>> Start Exercise input

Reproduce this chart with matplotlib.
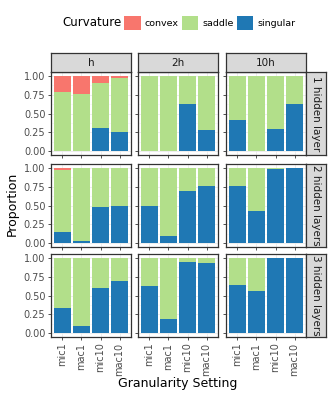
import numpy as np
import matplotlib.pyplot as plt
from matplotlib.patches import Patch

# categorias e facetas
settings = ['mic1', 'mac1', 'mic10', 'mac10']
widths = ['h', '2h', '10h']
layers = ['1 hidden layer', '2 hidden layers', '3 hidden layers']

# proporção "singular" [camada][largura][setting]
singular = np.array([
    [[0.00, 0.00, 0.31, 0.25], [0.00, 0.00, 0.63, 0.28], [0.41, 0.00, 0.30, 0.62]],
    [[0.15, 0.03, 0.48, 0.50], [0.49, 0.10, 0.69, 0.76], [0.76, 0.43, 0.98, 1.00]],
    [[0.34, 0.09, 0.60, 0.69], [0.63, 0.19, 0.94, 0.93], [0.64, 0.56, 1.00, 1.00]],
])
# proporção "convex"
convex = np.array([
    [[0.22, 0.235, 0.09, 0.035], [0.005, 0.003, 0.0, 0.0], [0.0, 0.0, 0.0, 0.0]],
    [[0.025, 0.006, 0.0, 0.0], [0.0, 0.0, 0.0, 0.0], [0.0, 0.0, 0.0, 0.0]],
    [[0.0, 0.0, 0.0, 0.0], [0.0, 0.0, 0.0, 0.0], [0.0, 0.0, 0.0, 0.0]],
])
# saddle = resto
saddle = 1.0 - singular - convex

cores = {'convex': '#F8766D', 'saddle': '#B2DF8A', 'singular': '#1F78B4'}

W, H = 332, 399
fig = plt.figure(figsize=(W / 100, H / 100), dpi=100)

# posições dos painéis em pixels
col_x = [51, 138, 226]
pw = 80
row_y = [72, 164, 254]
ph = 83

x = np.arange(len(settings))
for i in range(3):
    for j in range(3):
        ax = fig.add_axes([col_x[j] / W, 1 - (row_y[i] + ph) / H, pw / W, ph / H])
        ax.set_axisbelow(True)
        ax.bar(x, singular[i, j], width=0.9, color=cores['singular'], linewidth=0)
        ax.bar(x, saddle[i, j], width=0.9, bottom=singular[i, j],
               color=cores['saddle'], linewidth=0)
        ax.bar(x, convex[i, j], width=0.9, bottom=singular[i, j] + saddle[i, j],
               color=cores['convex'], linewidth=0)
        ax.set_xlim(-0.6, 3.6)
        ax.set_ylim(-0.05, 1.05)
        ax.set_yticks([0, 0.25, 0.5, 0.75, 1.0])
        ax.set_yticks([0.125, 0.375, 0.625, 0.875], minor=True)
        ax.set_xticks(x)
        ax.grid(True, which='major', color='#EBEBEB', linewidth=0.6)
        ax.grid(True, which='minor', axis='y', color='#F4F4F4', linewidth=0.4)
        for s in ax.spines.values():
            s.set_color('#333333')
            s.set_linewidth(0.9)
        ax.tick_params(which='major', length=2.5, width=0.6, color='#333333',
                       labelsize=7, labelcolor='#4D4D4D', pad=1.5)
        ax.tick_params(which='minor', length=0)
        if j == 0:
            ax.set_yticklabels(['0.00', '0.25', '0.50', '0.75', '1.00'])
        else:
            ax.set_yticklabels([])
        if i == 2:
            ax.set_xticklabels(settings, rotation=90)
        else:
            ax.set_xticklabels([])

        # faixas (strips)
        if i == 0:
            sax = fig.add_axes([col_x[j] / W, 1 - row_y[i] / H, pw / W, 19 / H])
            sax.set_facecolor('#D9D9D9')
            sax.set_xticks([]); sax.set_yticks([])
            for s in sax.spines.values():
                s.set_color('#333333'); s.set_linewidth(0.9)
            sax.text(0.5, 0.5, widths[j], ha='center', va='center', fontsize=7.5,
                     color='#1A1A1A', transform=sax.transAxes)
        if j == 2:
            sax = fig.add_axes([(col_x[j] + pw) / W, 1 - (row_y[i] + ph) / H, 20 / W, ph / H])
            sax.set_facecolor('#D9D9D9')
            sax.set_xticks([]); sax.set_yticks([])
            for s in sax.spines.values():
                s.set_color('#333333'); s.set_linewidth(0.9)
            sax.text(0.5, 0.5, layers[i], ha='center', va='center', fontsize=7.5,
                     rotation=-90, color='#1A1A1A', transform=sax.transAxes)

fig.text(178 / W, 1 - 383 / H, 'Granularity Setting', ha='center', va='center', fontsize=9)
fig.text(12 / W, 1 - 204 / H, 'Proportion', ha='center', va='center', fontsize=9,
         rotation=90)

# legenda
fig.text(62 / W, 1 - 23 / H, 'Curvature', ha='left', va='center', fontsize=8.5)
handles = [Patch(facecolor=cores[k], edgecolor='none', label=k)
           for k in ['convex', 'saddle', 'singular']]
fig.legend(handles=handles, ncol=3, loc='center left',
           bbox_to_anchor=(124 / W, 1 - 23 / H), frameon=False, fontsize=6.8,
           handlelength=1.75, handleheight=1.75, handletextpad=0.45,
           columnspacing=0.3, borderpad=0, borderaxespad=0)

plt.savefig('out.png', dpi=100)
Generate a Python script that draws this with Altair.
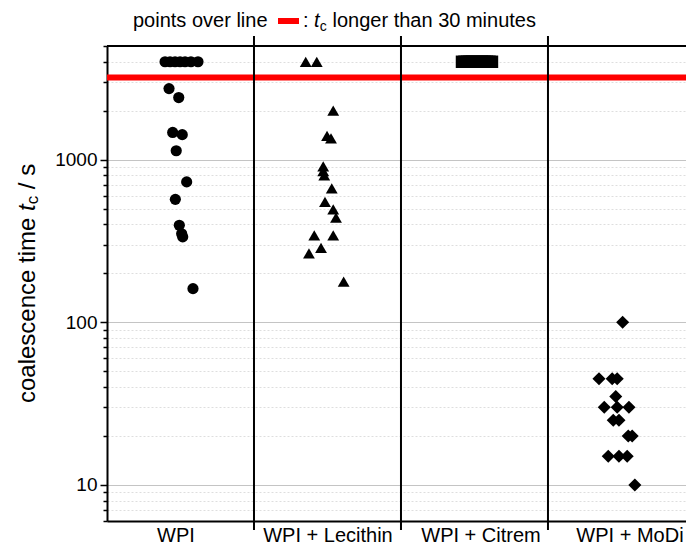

>> End Exercise input

Written exercise — Return each line where "matplotlib" shows up.

Response —
Reproduce this chart with matplotlib.
import matplotlib.pyplot as plt
from matplotlib.patches import Patch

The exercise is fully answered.